### Input records
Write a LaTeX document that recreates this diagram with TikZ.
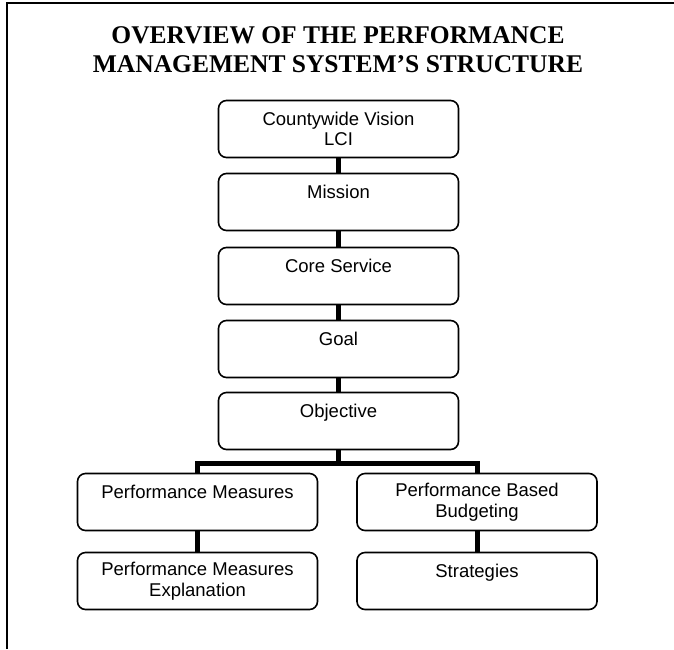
\documentclass[tikz,border=0pt]{standalone}
\usepackage{fontspec}
\setmainfont{Liberation Serif}
\newfontfamily\boxfont{Liberation Sans}
\begin{document}
\begin{tikzpicture}[x=1pt, y=-1pt,
  stage/.style={draw=black, line width=1.6pt, rounded corners=8pt,
    minimum width=240pt, minimum height=57pt, inner sep=0pt,
    align=center, font=\boxfont\fontsize{18.5}{20.5}\selectfont},
  oneline/.style={text height=13pt, text depth=20pt},
  link/.style={line width=5pt, line join=miter}
]
\useasboundingbox (0,0) rectangle (674,649);

% frame edges
\draw[line width=2.2pt] (7,649) coordinate (fl) -- (7,3) coordinate (fc) -- (674,3) coordinate (fr);

% heading
\node[font=\bfseries\fontsize{25.5}{29}\selectfont, align=center] (title) at (338,50)
  {OVERVIEW OF THE PERFORMANCE\\MANAGEMENT SYSTEM'S STRUCTURE};

% main chain
\node[stage] (vision) at (338.5,129) {Countywide Vision\\LCI};
\node[stage, oneline] (mission) at (338.5,202) {Mission};
\node[stage, oneline] (core) at (338.5,276) {Core Service};
\node[stage, oneline] (goal) at (338.5,349) {Goal};
\node[stage, oneline] (objective) at (338.5,421) {Objective};

% two branches
\node[stage, oneline] (measures) at (197.5,502) {Performance Measures};
\node[stage] (explain) at (197.5,581) {Performance Measures\\Explanation};
\node[stage] (budget) at (477,502) {Performance Based\\Budgeting};
\node[stage, oneline] (strategies) at (477,581) {Strategies};

% connectors
\draw[link] (vision.south) -- (mission.north);
\draw[link] (mission.south) -- (core.north);
\draw[link] (core.south) -- (goal.north);
\draw[link] (goal.south) -- (objective.north);
\coordinate (split) at (338.5,463);
\draw[link] (objective.south) -- (split);
\draw[link] (measures.north) |- (split) -| (budget.north);
\draw[link] (measures.south) -- (explain.north);
\draw[link] (budget.south) -- (strategies.north);
\end{tikzpicture}
\end{document}
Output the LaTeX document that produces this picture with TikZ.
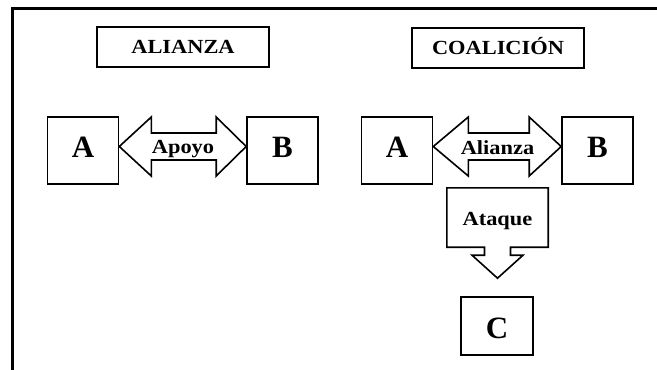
\documentclass[tikz,border=0pt]{standalone}
\usepackage{fontspec}
\setmainfont{Liberation Serif}
\newfontfamily\wide[FakeStretch=1.12]{Liberation Serif}
\usetikzlibrary{calc}

\begin{document}
\begin{tikzpicture}[x=1pt,y=-1pt,
    box/.style={draw,line width=1.6pt,inner sep=0},
    letter/.style={box,minimum width=71pt,minimum height=67pt,text height=20.5pt,text depth=7.5pt,font=\fontsize{31}{31}\selectfont\bfseries},
    title/.style={box,minimum width=172pt,minimum height=40pt,text height=13pt,text depth=0pt,font=\wide\fontsize{20}{20}\selectfont\bfseries},
    lbl/.style={inner sep=0,anchor=base,font=\wide\fontsize{20}{20}\selectfont\bfseries},
    blk/.style={draw,line width=1.6pt,line join=miter}]

\useasboundingbox (0,0) rectangle (657,370);
% frame
\draw[line width=3pt] (12,370) -- (12,8) -- (657,8);

% titles
\node[title] (tAlianza) at (183,47) {ALIANZA};
\node[title] (tCoalicion) at (498,48) {COALICIÓN};

% alianza
\node[letter] (a1) at (83,150.5) {A};
\node[letter] (b1) at (282.5,150.5) {B};
\draw[blk] ($(a1.east)+(0,-4)$) -- ++(32,-29.5) -- ++(0,16) -- ($(b1.west)+(-30,-17.5)$) -- ++(0,-16) -- ($(b1.west)+(0,-4)$)
    -- ++(-30,29.5) -- ++(0,-16) -- ($(a1.east)+(32,9.5)$) -- ++(0,16) -- cycle;
\node[lbl] (apoyo) at (183,153) {Apoyo};

% coalicion
\node[letter] (a2) at (397,150.5) {A};
\node[letter] (b2) at (597.5,150.5) {B};
\draw[blk] ($(a2.east)+(0,-4)$) -- ++(35,-29.5) -- ++(0,16) -- ($(b2.west)+(-32,-17.5)$) -- ++(0,-16) -- ($(b2.west)+(0,-4)$)
    -- ++(-32,29.5) -- ++(0,-16) -- ($(a2.east)+(35,9.5)$) -- ++(0,16) -- cycle;
\node[lbl] (alianza) at (497.5,154) {Alianza};

\node[inner sep=0,minimum width=101pt,minimum height=59pt] (ataque) at (497.5,217.5) {};
\node[lbl] at (497.5,225) {Ataque};
\draw[blk] ($(ataque.south)+(-13,0)$) -- (ataque.south west) -- (ataque.north west) -- (ataque.north east) -- (ataque.south east)
    -- ($(ataque.south)+(13,0)$) -- ++(0,8) -- ++(12.5,0) -- ($(ataque.south)+(0,31)$) -- ($(ataque.south)+(-25.5,8)$) -- ++(12.5,0) -- cycle;

\node[letter,minimum width=72pt,minimum height=58pt,text height=24pt,text depth=0pt] (c2) at (497,326) {C};

\end{tikzpicture}
\end{document}
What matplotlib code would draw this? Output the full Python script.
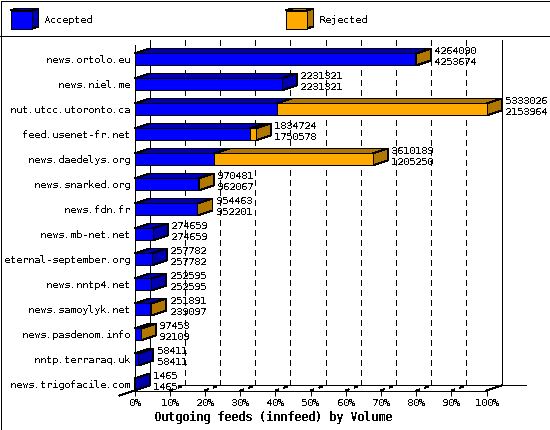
import matplotlib
matplotlib.use("Agg")
import matplotlib.pyplot as plt
from matplotlib.patches import Polygon, Rectangle

plt.rcParams["lines.scale_dashes"] = False
plt.rcParams["font.family"] = "DejaVu Sans Mono"
plt.rcParams["font.size"] = 10.4
plt.rcParams["text.hinting"] = "native"
plt.rcParams["text.hinting_factor"] = 1

hosts = ["news.ortolo.eu", "news.niel.me", "nut.utcc.utoronto.ca", "feed.usenet-fr.net",
         "news.daedelys.org", "news.snarked.org", "news.fdn.fr", "news.mb-net.net",
         "eternal-september.org", "news.nntp4.net", "news.samoylyk.net", "news.pasdenom.info",
         "nntp.terraraq.uk", "news.trigofacile.com"]
offered = [4264090, 2231321, 5333026, 1834724, 3610189, 970481, 954463,
           274659, 257782, 252595, 251891, 97453, 58411, 1465]
accepted = [4253674, 2231321, 2153964, 1750578, 1205250, 962067, 952201,
            274659, 257782, 252595, 239097, 92109, 58411, 1465]
ticks = [0, 10, 20, 30, 40, 50, 60, 70, 80, 90, 100]
xlabel = "Outgoing feeds (innfeed) by Volume"
legend_names = ["Accepted", "Rejected"]

BLUE, DARK_BLUE = "#0000ff", "#0000b2"
ORANGE, DARK_ORANGE = "#ffaa00", "#b27700"
DX = 100 * 15 / 352  # depth of the fake 3d, in data units
DY = 5 / 25
H = 12 / 25

fig = plt.figure(figsize=(550 / 72, 430 / 72), dpi=72)

# page furniture in pixel coordinates
bg = fig.add_axes([0, 0, 1, 1])
bg.set_xlim(0, 550)
bg.set_ylim(430, 0)
bg.axis("off")
bg.add_patch(Rectangle((0.5, 0.5), 549, 429, fill=False, ec="black", lw=1, antialiased=False))
bg.plot([0, 550], [35.5, 35.5], color="black", lw=1, antialiased=False)

for x0, name, face, dark in [(10.5, legend_names[0], BLUE, DARK_BLUE),
                             (285.5, legend_names[1], ORANGE, DARK_ORANGE)]:
    l, r, t, b = x0, x0 + 21, 10.5, 28.5
    bg.add_patch(Polygon([(l, t), (r, t), (r + 7, t - 2), (l + 7, t - 2)], fc=dark, ec="black", lw=1, antialiased=False))
    bg.add_patch(Polygon([(r, t), (r + 7, t - 2), (r + 7, b - 2), (r, b)], fc=dark, ec="black", lw=1, antialiased=False))
    bg.add_patch(Rectangle((l, t), 21, 18, fc=face, ec="black", lw=1, antialiased=False))
    bg.text(x0 + 33.5, 20, name, va="center", ha="left", antialiased=False)

ax = fig.add_axes([134.5 / 550, 39.5 / 430, 352 / 550, 345 / 430])
ax.patch.set_alpha(0)
ax.set_xlim(0, 100)
ax.set_ylim(13.24, -0.56)
for s in ["top", "right"]:
    ax.spines[s].set_visible(False)
for s in ["left", "bottom"]:
    ax.spines[s].set_antialiased(False)
    ax.spines[s].set_linewidth(1)

ax.set_yticks(range(len(hosts)), hosts)
ax.set_xticks(ticks, [f"{t}%" for t in ticks])
ax.tick_params(axis="y", length=0, pad=4.5)
ax.tick_params(axis="x", length=5, width=1, pad=3)
for lab in ax.get_xticklabels() + ax.get_yticklabels():
    lab.set_antialiased(False)
for t in ax.xaxis.get_major_ticks():
    t.tick1line.set_antialiased(False)

top_back = -0.56 - DY
floor = 13.24
floor_back = floor - DY


def line(xs, ys, **kw):
    ax.plot(xs, ys, color="black", lw=1, antialiased=False, clip_on=False, zorder=1, **kw)


# walls, floor and grid
line([DX, DX], [top_back, floor_back])
line([100 + DX, 100 + DX], [top_back, floor_back])
line([12.36, 111.1], [floor_back, floor_back])
line([-DX, 0], [floor + DY, floor])
line([100, 100 + DX], [floor, floor_back])
for t in ticks[1:-1]:
    line([t + DX, t + DX], [top_back, floor_back], linestyle=(0, (5, 4)))
    line([t, t + DX], [floor, floor_back], linestyle=(0, (3, 5)))

# bars
scale = max(offered)
for i, (off, acc) in enumerate(zip(offered, accepted)):
    a = 100 * acc / scale
    o = 100 * off / scale
    top, bot = i - H / 2, i + H / 2
    for x1, x2, dark in [(0, a, DARK_BLUE), (a, o, DARK_ORANGE)]:
        if x2 > x1:
            ax.add_patch(Polygon([(x1, top), (x2, top), (x2 + DX, top - DY), (x1 + DX, top - DY)],
                                 fc=dark, ec="black", lw=1, antialiased=False, clip_on=False, zorder=2))
    side = DARK_ORANGE if o > a else DARK_BLUE
    ax.add_patch(Polygon([(o, top), (o + DX, top - DY), (o + DX, bot - DY), (o, bot)],
                         fc=side, ec="black", lw=1, antialiased=False, clip_on=False, zorder=2))
    for ypos, val in [(-9, off), (2, acc)]:
        ax.annotate(str(val), (o + DX, i), xytext=(3.5, -ypos - 1), textcoords="offset points",
                    ha="left", va="center", antialiased=False, zorder=5, annotation_clip=False)

ax.barh(range(len(hosts)), [100 * a / scale for a in accepted], height=H, color=BLUE,
        edgecolor="black", linewidth=1, antialiased=False, zorder=3, clip_on=False)
ax.barh(range(len(hosts)), [100 * (o - a) / scale for o, a in zip(offered, accepted)], height=H,
        left=[100 * a / scale for a in accepted], color=ORANGE,
        edgecolor="black", linewidth=1, antialiased=False, zorder=3, clip_on=False)

bg.text(273.5, 417, xlabel, ha="center", va="center", fontsize=11.6, fontweight="bold", antialiased=False)

fig.savefig("out.png", dpi=72)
######
Write out an exact copy of the listing, first line through the line containing "(674,3) coordinate (fr);", with the pictures left out.

Write a LaTeX document that recreates this diagram with TikZ.
\documentclass[tikz,border=0pt]{standalone}
\usepackage{fontspec}
\setmainfont{Liberation Serif}
\newfontfamily\boxfont{Liberation Sans}
\begin{document}
\begin{tikzpicture}[x=1pt, y=-1pt,
  stage/.style={draw=black, line width=1.6pt, rounded corners=8pt,
    minimum width=240pt, minimum height=57pt, inner sep=0pt,
    align=center, font=\boxfont\fontsize{18.5}{20.5}\selectfont},
  oneline/.style={text height=13pt, text depth=20pt},
  link/.style={line width=5pt, line join=miter}
]
\useasboundingbox (0,0) rectangle (674,649);

% frame edges
\draw[line width=2.2pt] (7,649) coordinate (fl) -- (7,3) coordinate (fc) -- (674,3) coordinate (fr);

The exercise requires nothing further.